Identify and reproduce every line holding the string "this".

**Charts and diagrams as code**.

^^^^^^^^

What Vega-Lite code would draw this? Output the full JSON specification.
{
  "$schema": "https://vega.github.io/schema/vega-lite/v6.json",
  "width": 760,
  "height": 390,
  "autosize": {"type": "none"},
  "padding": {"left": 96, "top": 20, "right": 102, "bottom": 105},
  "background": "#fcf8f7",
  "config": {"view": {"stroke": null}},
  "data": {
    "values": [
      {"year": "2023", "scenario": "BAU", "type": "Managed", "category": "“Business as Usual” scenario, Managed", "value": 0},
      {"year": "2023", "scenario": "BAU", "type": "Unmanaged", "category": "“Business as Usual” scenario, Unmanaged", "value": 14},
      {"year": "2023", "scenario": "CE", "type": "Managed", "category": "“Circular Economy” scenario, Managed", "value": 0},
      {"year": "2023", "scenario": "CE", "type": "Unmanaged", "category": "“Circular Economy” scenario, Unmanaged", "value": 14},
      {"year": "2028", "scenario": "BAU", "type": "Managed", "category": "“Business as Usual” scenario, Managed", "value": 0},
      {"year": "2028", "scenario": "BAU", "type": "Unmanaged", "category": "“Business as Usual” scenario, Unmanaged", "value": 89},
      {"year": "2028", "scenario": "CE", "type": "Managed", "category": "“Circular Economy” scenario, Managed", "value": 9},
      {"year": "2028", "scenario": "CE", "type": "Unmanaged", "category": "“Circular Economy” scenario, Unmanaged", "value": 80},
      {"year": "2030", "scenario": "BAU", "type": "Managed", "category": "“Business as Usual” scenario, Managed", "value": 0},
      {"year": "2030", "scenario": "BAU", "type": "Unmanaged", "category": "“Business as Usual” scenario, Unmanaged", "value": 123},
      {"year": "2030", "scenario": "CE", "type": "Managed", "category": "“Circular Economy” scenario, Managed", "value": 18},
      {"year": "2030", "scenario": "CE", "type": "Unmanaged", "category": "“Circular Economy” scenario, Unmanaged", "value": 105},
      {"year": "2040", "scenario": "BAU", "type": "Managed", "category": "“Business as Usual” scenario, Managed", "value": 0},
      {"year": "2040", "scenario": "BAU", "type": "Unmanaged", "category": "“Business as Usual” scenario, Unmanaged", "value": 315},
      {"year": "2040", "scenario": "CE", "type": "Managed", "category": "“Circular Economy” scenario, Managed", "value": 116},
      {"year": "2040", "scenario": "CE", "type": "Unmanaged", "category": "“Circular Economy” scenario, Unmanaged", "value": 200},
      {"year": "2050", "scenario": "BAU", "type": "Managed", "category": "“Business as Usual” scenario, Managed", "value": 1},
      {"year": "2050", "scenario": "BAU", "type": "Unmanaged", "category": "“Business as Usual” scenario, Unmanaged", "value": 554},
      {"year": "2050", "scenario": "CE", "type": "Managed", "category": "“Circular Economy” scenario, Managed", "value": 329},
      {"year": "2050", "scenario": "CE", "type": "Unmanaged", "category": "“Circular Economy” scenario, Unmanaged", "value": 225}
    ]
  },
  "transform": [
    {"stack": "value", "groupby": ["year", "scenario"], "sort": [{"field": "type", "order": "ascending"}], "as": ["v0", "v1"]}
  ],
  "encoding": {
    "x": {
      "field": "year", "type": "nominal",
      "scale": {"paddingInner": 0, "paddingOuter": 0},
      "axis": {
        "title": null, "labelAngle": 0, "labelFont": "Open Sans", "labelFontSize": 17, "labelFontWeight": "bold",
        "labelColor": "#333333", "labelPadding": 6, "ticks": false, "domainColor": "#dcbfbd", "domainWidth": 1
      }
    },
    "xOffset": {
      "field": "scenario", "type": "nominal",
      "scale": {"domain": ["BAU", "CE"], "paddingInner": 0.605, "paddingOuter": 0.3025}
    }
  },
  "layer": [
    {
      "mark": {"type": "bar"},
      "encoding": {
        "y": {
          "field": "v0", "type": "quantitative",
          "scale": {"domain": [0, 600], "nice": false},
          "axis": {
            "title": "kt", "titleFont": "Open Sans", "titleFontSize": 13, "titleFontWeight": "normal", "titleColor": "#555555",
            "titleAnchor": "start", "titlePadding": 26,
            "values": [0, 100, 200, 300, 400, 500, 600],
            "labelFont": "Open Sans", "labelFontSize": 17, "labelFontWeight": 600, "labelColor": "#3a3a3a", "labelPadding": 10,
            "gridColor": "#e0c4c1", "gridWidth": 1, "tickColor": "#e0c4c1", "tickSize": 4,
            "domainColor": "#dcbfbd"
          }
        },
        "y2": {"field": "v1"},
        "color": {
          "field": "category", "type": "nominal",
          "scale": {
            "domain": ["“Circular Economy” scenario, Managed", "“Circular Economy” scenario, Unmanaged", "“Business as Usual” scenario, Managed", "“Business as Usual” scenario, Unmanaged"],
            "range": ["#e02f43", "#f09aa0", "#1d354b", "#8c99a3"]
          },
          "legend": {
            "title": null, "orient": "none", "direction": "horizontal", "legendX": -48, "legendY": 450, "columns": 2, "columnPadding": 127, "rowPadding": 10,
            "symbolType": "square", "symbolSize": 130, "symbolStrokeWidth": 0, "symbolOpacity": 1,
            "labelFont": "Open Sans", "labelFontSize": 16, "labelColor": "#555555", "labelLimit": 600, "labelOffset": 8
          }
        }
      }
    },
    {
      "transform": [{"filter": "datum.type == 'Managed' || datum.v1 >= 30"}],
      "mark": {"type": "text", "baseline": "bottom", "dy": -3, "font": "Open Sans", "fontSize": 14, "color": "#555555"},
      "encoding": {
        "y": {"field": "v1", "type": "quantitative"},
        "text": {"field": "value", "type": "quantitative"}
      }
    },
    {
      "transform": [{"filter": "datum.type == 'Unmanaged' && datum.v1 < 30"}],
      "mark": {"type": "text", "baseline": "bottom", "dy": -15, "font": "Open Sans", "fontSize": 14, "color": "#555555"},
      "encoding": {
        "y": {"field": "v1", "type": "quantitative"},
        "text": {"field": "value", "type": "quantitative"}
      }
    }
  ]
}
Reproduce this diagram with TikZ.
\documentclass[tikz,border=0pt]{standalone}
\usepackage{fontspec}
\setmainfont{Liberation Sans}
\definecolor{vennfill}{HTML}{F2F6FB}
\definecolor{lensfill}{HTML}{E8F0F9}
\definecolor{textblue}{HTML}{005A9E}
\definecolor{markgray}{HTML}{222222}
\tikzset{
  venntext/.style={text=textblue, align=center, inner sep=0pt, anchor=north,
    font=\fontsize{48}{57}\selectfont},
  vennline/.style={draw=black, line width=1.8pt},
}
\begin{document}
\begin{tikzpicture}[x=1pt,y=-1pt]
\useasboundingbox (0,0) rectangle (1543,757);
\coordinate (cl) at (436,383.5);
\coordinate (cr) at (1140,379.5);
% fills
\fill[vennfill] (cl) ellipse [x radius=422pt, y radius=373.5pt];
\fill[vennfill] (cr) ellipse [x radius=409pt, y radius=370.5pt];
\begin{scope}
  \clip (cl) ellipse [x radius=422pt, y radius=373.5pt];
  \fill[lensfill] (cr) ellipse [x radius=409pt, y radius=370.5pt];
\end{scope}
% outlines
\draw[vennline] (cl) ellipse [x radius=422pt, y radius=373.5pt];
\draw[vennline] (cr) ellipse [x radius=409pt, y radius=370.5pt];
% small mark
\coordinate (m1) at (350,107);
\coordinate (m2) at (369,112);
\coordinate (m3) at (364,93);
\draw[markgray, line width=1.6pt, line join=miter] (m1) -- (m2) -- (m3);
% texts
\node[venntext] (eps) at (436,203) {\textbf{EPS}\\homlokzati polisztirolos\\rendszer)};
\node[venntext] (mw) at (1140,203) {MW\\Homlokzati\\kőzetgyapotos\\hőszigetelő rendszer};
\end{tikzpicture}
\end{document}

^^^^^^^^

**Task output**.
What Vega-Lite code would draw this? Output the full JSON specification.
Reproduce this diagram with TikZ.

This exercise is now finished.